**Exercise instructions**
Write the data out again, character for character, with no images.

**Supplied records**
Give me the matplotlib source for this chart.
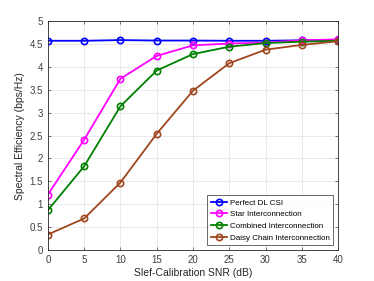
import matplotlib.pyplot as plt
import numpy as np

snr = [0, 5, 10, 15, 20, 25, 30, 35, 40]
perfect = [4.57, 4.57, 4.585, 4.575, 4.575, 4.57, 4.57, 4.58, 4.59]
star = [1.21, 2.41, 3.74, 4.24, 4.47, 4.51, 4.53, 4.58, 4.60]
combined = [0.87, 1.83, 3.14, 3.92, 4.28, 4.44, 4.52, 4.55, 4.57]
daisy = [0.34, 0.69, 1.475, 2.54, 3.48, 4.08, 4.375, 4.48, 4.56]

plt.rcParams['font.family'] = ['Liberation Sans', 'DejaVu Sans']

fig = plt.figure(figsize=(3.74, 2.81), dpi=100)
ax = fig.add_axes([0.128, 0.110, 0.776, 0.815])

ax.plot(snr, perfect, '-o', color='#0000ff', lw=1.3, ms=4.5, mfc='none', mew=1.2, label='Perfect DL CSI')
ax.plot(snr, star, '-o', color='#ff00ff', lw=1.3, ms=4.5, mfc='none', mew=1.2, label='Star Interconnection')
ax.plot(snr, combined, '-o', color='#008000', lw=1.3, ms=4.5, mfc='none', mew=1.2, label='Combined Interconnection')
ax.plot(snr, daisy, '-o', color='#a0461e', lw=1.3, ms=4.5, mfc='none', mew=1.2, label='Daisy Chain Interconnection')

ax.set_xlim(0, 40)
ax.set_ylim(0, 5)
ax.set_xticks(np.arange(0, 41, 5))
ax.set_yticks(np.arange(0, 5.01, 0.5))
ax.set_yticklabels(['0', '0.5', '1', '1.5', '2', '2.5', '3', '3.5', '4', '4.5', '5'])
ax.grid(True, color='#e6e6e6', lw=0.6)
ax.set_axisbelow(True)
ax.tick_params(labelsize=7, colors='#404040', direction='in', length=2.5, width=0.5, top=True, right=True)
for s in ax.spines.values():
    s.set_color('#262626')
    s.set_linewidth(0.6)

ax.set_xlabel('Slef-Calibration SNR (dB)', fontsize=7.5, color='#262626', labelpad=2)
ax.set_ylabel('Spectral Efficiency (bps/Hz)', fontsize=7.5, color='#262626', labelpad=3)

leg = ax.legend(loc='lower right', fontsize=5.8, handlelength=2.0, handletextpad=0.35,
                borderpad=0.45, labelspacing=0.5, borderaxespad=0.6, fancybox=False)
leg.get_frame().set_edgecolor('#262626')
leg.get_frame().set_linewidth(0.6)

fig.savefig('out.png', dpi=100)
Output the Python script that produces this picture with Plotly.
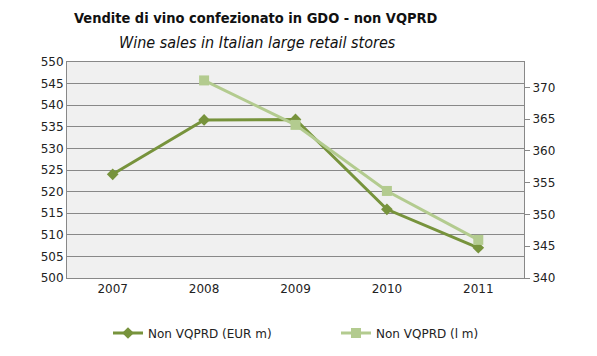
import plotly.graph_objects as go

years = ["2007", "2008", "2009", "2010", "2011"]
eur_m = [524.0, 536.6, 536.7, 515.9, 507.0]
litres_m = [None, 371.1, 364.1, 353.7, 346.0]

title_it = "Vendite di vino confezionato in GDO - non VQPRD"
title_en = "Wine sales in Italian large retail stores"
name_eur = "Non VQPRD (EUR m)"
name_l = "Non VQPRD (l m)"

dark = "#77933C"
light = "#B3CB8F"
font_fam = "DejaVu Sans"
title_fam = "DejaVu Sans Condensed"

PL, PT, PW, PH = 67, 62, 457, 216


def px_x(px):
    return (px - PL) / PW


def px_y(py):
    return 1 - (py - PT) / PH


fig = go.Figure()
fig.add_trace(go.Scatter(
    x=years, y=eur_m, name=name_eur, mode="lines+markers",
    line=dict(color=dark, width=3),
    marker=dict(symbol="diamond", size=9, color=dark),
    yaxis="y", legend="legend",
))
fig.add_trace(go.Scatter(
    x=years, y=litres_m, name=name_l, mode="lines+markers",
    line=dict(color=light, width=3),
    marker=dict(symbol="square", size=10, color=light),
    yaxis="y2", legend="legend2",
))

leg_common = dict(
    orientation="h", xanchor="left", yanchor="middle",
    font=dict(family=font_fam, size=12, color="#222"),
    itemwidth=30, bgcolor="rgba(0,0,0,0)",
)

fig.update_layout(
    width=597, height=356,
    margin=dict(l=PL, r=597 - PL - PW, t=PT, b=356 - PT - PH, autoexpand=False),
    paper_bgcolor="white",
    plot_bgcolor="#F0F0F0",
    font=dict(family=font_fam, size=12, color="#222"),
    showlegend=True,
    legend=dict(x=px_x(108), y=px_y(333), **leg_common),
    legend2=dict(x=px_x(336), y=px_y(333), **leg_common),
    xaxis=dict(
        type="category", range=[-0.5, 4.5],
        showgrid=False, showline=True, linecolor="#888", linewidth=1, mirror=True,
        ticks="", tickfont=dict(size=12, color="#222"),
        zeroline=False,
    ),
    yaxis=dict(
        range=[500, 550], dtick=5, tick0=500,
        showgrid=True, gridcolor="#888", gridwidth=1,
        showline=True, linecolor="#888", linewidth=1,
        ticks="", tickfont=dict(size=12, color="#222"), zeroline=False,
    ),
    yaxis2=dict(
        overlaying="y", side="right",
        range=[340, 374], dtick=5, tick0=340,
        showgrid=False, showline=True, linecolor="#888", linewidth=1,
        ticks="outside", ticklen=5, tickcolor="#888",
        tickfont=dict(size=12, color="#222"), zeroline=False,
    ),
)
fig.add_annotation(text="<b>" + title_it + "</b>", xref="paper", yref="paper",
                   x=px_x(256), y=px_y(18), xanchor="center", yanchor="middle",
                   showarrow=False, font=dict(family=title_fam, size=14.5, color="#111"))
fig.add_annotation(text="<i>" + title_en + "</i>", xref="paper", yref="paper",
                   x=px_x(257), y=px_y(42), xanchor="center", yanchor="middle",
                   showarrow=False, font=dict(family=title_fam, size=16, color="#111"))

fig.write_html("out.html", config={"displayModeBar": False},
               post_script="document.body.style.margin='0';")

**The reply**
Give me the matplotlib source for this chart.
import matplotlib.pyplot as plt
import numpy as np

snr = [0, 5, 10, 15, 20, 25, 30, 35, 40]
perfect = [4.57, 4.57, 4.585, 4.575, 4.575, 4.57, 4.57, 4.58, 4.59]
star = [1.21, 2.41, 3.74, 4.24, 4.47, 4.51, 4.53, 4.58, 4.60]
combined = [0.87, 1.83, 3.14, 3.92, 4.28, 4.44, 4.52, 4.55, 4.57]
daisy = [0.34, 0.69, 1.475, 2.54, 3.48, 4.08, 4.375, 4.48, 4.56]

plt.rcParams['font.family'] = ['Liberation Sans', 'DejaVu Sans']

fig = plt.figure(figsize=(3.74, 2.81), dpi=100)
ax = fig.add_axes([0.128, 0.110, 0.776, 0.815])

ax.plot(snr, perfect, '-o', color='#0000ff', lw=1.3, ms=4.5, mfc='none', mew=1.2, label='Perfect DL CSI')
ax.plot(snr, star, '-o', color='#ff00ff', lw=1.3, ms=4.5, mfc='none', mew=1.2, label='Star Interconnection')
ax.plot(snr, combined, '-o', color='#008000', lw=1.3, ms=4.5, mfc='none', mew=1.2, label='Combined Interconnection')
ax.plot(snr, daisy, '-o', color='#a0461e', lw=1.3, ms=4.5, mfc='none', mew=1.2, label='Daisy Chain Interconnection')

ax.set_xlim(0, 40)
ax.set_ylim(0, 5)
ax.set_xticks(np.arange(0, 41, 5))
ax.set_yticks(np.arange(0, 5.01, 0.5))
ax.set_yticklabels(['0', '0.5', '1', '1.5', '2', '2.5', '3', '3.5', '4', '4.5', '5'])
ax.grid(True, color='#e6e6e6', lw=0.6)
ax.set_axisbelow(True)
ax.tick_params(labelsize=7, colors='#404040', direction='in', length=2.5, width=0.5, top=True, right=True)
for s in ax.spines.values():
    s.set_color('#262626')
    s.set_linewidth(0.6)

ax.set_xlabel('Slef-Calibration SNR (dB)', fontsize=7.5, color='#262626', labelpad=2)
ax.set_ylabel('Spectral Efficiency (bps/Hz)', fontsize=7.5, color='#262626', labelpad=3)

leg = ax.legend(loc='lower right', fontsize=5.8, handlelength=2.0, handletextpad=0.35,
                borderpad=0.45, labelspacing=0.5, borderaxespad=0.6, fancybox=False)
leg.get_frame().set_edgecolor('#262626')
leg.get_frame().set_linewidth(0.6)

fig.savefig('out.png', dpi=100)
Output the Python script that produces this picture with Plotly.
import plotly.graph_objects as go

years = ["2007", "2008", "2009", "2010", "2011"]
eur_m = [524.0, 536.6, 536.7, 515.9, 507.0]
litres_m = [None, 371.1, 364.1, 353.7, 346.0]

title_it = "Vendite di vino confezionato in GDO - non VQPRD"
title_en = "Wine sales in Italian large retail stores"
name_eur = "Non VQPRD (EUR m)"
name_l = "Non VQPRD (l m)"

dark = "#77933C"
light = "#B3CB8F"
font_fam = "DejaVu Sans"
title_fam = "DejaVu Sans Condensed"

PL, PT, PW, PH = 67, 62, 457, 216


def px_x(px):
    return (px - PL) / PW


def px_y(py):
    return 1 - (py - PT) / PH


fig = go.Figure()
fig.add_trace(go.Scatter(
    x=years, y=eur_m, name=name_eur, mode="lines+markers",
    line=dict(color=dark, width=3),
    marker=dict(symbol="diamond", size=9, color=dark),
    yaxis="y", legend="legend",
))
fig.add_trace(go.Scatter(
    x=years, y=litres_m, name=name_l, mode="lines+markers",
    line=dict(color=light, width=3),
    marker=dict(symbol="square", size=10, color=light),
    yaxis="y2", legend="legend2",
))

leg_common = dict(
    orientation="h", xanchor="left", yanchor="middle",
    font=dict(family=font_fam, size=12, color="#222"),
    itemwidth=30, bgcolor="rgba(0,0,0,0)",
)

fig.update_layout(
    width=597, height=356,
    margin=dict(l=PL, r=597 - PL - PW, t=PT, b=356 - PT - PH, autoexpand=False),
    paper_bgcolor="white",
    plot_bgcolor="#F0F0F0",
    font=dict(family=font_fam, size=12, color="#222"),
    showlegend=True,
    legend=dict(x=px_x(108), y=px_y(333), **leg_common),
    legend2=dict(x=px_x(336), y=px_y(333), **leg_common),
    xaxis=dict(
        type="category", range=[-0.5, 4.5],
        showgrid=False, showline=True, linecolor="#888", linewidth=1, mirror=True,
        ticks="", tickfont=dict(size=12, color="#222"),
        zeroline=False,
    ),
    yaxis=dict(
        range=[500, 550], dtick=5, tick0=500,
        showgrid=True, gridcolor="#888", gridwidth=1,
        showline=True, linecolor="#888", linewidth=1,
        ticks="", tickfont=dict(size=12, color="#222"), zeroline=False,
    ),
    yaxis2=dict(
        overlaying="y", side="right",
        range=[340, 374], dtick=5, tick0=340,
        showgrid=False, showline=True, linecolor="#888", linewidth=1,
        ticks="outside", ticklen=5, tickcolor="#888",
        tickfont=dict(size=12, color="#222"), zeroline=False,
    ),
)
fig.add_annotation(text="<b>" + title_it + "</b>", xref="paper", yref="paper",
                   x=px_x(256), y=px_y(18), xanchor="center", yanchor="middle",
                   showarrow=False, font=dict(family=title_fam, size=14.5, color="#111"))
fig.add_annotation(text="<i>" + title_en + "</i>", xref="paper", yref="paper",
                   x=px_x(257), y=px_y(42), xanchor="center", yanchor="middle",
                   showarrow=False, font=dict(family=title_fam, size=16, color="#111"))

fig.write_html("out.html", config={"displayModeBar": False},
               post_script="document.body.style.margin='0';")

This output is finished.